A group of senior-level executives from major pension funds across the world have developed a guide to help governments understand how they can successfully attract domestic institutional capital to help achieve their policy goals. 

The guide is the output of a working group of the International Centre for Pension Management (ICPM), a global network of more than 50 pension funds and related organisations that together manage more than $8trn (€6.9trn) of assets.

Sebastien Betermier, ICPM executive director and a lead author of the new paper alongside Onno Steenbeek, from APG Asset Management, told IPE: “We launched this working group because there is a real disconnect between what governments expect from private capital and what institutional investors expect from their investments.

“This report develops a comprehensive and practical framework – the ‘investible window’ – that is extremely useful for understanding how domestic institutional capital can align to public goals and priorities.

“Our hope is that this paper will provide clarity and facilitate constructive discussions on what institutional investors consider attractive and credible investment structures.”

headshot of Sebastien Betermier, executive director of the ICPM

Sebastien Betermier, ICPM executive director

Other pension fund executives on the working group, in addition to Betermier and Steenbeek, include Mark Lyon, deputy chief investment officer at Border to Coast Pensions Partnership; Chris Rule and Richard Tomlinson, CEO and CIO of Local Pensions Partnership Investments (LPPI), respectively; Jeffrey Hodgson, managing director, global stakeholder affairs, and Derek Walker, head of portfolio design and construction, at CPP Investments, and Ali Parker, head of investment research and strategy at TCorp in Australia.

‘Structures that money can trust’

The report – Unlocking domestic investment opportunities: Aligning public goals with pension fund realities – describes how governments will not mobilise domestic institutional capital via “patriotic appeals and mandates” but by “creating structures that money can trust”.

It defines the ‘investible window’ as “the specific set of legal, financial and governance conditions that must simultaneously exist for institutional capital to flow into domestic projects while meeting fiduciary duty”.

“While the exact contours of the investible window may vary across institutions […], there is broad consistency in how institutional investors assess investment readiness,” the paper continued.

“Understanding and designing around this investible window is essential for governments and development partners seeking to attract private capital to domestic priorities.”

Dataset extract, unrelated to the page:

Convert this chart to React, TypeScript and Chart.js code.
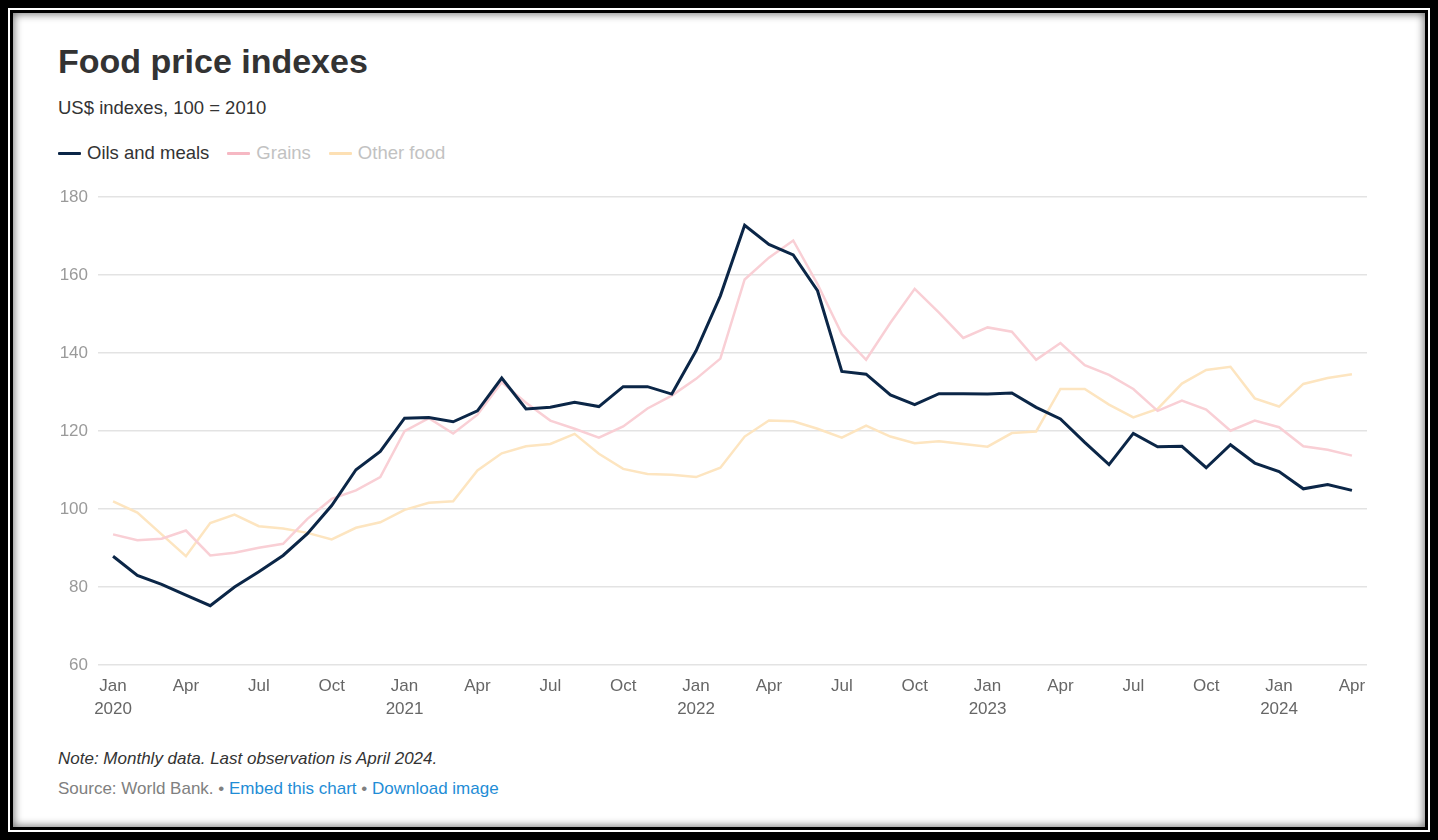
import React, { useEffect, useRef } from "react";
import { Chart, registerables } from "chart.js";

Chart.register(...registerables);

const months = ["Jan","Feb","Mar","Apr","May","Jun","Jul","Aug","Sep","Oct","Nov","Dec"];
const startYear = 2020;
const tickIndexes = [0, 3, 6, 9, 12, 15, 18, 21, 24, 27, 30, 33, 36, 39, 42, 45, 48, 51];

const oilsAndMeals = [
  87.9, 83.0, 80.7, 77.9, 75.2, 80.0, 83.9, 88.1, 93.7, 100.9, 110.1, 114.8,
  123.3, 123.5, 122.4, 125.2, 133.6, 125.7, 126.1, 127.4, 126.3, 131.4, 131.4, 129.5,
  140.6, 154.7, 172.8, 167.9, 165.2, 156.0, 135.3, 134.6, 129.3, 126.8, 129.6, 129.6,
  129.5, 129.8, 126.1, 123.1, 117.1, 111.4, 119.4, 116.0, 116.1, 110.6, 116.5, 111.8,
  109.6, 105.2, 106.3, 104.8,
];
const grains = [
  93.5, 92.0, 92.4, 94.5, 88.1, 88.8, 90.1, 91.1, 97.5, 102.6, 104.8, 108.2,
  120.0, 123.3, 119.4, 124.2, 132.5, 127.3, 122.7, 120.6, 118.3, 121.2, 125.8, 129.1,
  133.4, 138.6, 158.9, 164.5, 168.9, 157.7, 144.9, 138.3, 147.8, 156.5, 150.4, 143.9,
  146.6, 145.5, 138.3, 142.6, 136.9, 134.4, 130.8, 125.2, 127.8, 125.5, 120.1, 122.7,
  121.0, 116.1, 115.2, 113.7,
];
const otherFood = [
  102.0, 99.1, 93.5, 87.9, 96.4, 98.6, 95.6, 95.0, 93.9, 92.2, 95.2, 96.6,
  99.8, 101.6, 102.0, 109.9, 114.3, 116.1, 116.7, 119.3, 114.2, 110.3, 109.0, 108.8,
  108.2, 110.6, 118.6, 122.7, 122.5, 120.6, 118.3, 121.4, 118.6, 116.9, 117.4, 116.7,
  116.0, 119.5, 119.9, 130.8, 130.8, 126.8, 123.5, 125.7, 132.2, 135.7, 136.5, 128.4,
  126.3, 132.1, 133.6, 134.6,
];

const seriesNames = ["Oils and meals", "Grains", "Other food"];
const seriesColors = ["#0b2647", "#f9cfd5", "#fde5c0"];
const legendLineColors = ["#0b2647", "#f6b8c3", "#fde0b4"];
const legendTextColors = ["#333333", "#c2c2c2", "#c2c2c2"];

const FONT = '"Liberation Sans", Arial, Helvetica, sans-serif';

function monthLabel(i: number): string | string[] {
  const m = i % 12;
  const y = startYear + Math.floor(i / 12);
  return m === 0 ? [months[m], String(y)] : months[m];
}

export default function App() {
  const canvasRef = useRef<HTMLCanvasElement | null>(null);

  useEffect(() => {
    document.body.style.margin = "0";
    const canvas = canvasRef.current;
    if (!canvas) return;
    const allSeries = [oilsAndMeals, grains, otherFood];
    const chart = new Chart(canvas, {
      type: "line",
      data: {
        datasets: allSeries.map((s, k) => ({
          label: seriesNames[k],
          data: s.map((v, i) => ({ x: i, y: v })),
          borderColor: seriesColors[k],
          backgroundColor: seriesColors[k],
          borderWidth: k === 0 ? 3 : 2.5,
          pointRadius: 0,
          pointHoverRadius: 0,
          tension: 0,
          fill: false,
          borderJoinStyle: "miter" as const,
        })),
      },
      options: {
        animation: false,
        responsive: true,
        maintainAspectRatio: false,
        layout: { padding: { top: 13, right: 13, left: 0, bottom: 0 } },
        plugins: {
          legend: { display: false },
          tooltip: { enabled: false },
          title: { display: false },
        },
        scales: {
          x: {
            type: "linear",
            min: -0.62,
            max: 51.62,
            grid: { display: false },
            border: { display: false },
            afterBuildTicks: (scale: any) => {
              scale.ticks = tickIndexes.map((v) => ({ value: v }));
            },
            afterFit: (scale: any) => {
              scale.height = 58;
            },
            ticks: {
              autoSkip: false,
              maxRotation: 0,
              minRotation: 0,
              padding: 2,
              color: "#666666",
              font: { family: FONT, size: 17, lineHeight: 1.35 },
              callback: (value: any) => monthLabel(Number(value)),
            },
          },
          y: {
            min: 60,
            max: 180,
            grid: { color: "#e3e3e3", lineWidth: 1.5, drawTicks: false },
            border: { display: false },
            afterFit: (scale: any) => {
              scale.width = 48;
            },
            ticks: {
              stepSize: 20,
              padding: 10,
              color: "#9a9a9a",
              font: { family: FONT, size: 17 },
            },
          },
        },
      },
    });
    return () => chart.destroy();
  }, []);

  const abs = (left: number, top: number, extra: React.CSSProperties = {}): React.CSSProperties => ({
    position: "absolute",
    left,
    top,
    whiteSpace: "nowrap",
    fontFamily: FONT,
    ...extra,
  });

  return (
    <div style={{ position: "fixed", left: 0, top: 0, width: 1438, height: 840, background: "#000", boxSizing: "border-box", padding: 8 }}>
      <div style={{ width: "100%", height: "100%", background: "#fff", boxSizing: "border-box", padding: 2 }}>
        <div style={{ width: "100%", height: "100%", background: "#000", boxSizing: "border-box", padding: 3 }}>
          <div style={{ width: "100%", height: "100%", background: "#fff", boxShadow: "inset 0 0 8px 1px rgba(0,0,0,0.55)" }} />
        </div>
      </div>

      <div style={abs(58, 44, { fontSize: 34, lineHeight: "34px", fontWeight: 700, color: "#333333" })}>
        Food price indexes
      </div>
      <div style={abs(58, 99, { fontSize: 18.5, lineHeight: "18.5px", color: "#333333" })}>
        US$ indexes, 100 = 2010
      </div>

      <div style={abs(58, 144, { fontSize: 18.5, lineHeight: "18.5px", display: "flex", alignItems: "center" })}>
        {seriesNames.map((name, k) => (
          <span key={name} style={{ display: "inline-flex", alignItems: "center", marginRight: 18 }}>
            <span style={{ display: "inline-block", width: 23, height: 3, background: legendLineColors[k], marginRight: 6, borderRadius: 1 }} />
            <span style={{ color: legendTextColors[k] }}>{name}</span>
          </span>
        ))}
      </div>

      <div style={{ position: "absolute", left: 50, top: 177, width: 1330, height: 546 }}>
        <canvas ref={canvasRef} />
      </div>

      <div style={abs(58, 750, { fontSize: 17, lineHeight: "17px", fontStyle: "italic", color: "#333333" })}>
        Note: Monthly data. Last observation is April 2024.
      </div>
      <div style={abs(58, 780, { fontSize: 17, lineHeight: "17px", color: "#808080" })}>
        Source: World Bank. •{" "}
        <span style={{ color: "#1f8dd6" }}>Embed this chart</span> •{" "}
        <span style={{ color: "#1f8dd6" }}>Download image</span>
      </div>
    </div>
  );
}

Last week, the Mercer CFA Institute Global Pension Index report highlighted how calls for pension funds to channel capital into national priorities have intensified, with the issue particularly central in the UK, where debates on investment mandates and economic growth are reshaping pension policy.

This morning, the UK government unveiled ‘Sterling 20’, a new partnership between 20 of the UK’s largest pension funds and insurers that will work with the government and City of London Corporation “to channel the nation’s savings into key infrastructure and fast-growing businesses in key modern industrial strategy sectors like AI and fintech”.

In a recent opinion piece for IPE Magnus Billing, the former CEO of Swedish pension fund Alecta, said policymakers’ productive finance push made sense, but that “[w]hen policymakers push pension funds towards higher-cost alternatives, they’re asking retirees to gamble their financial security on uncertain outcomes”. 

Founded in 2004 by Keith Ambachtsheer at the Rotman School of Management, University of Toronto, ICPM is now a network of 54 pension funds, having last week welcomed GIC, Singapore’s sovereign wealth fund, as a new member.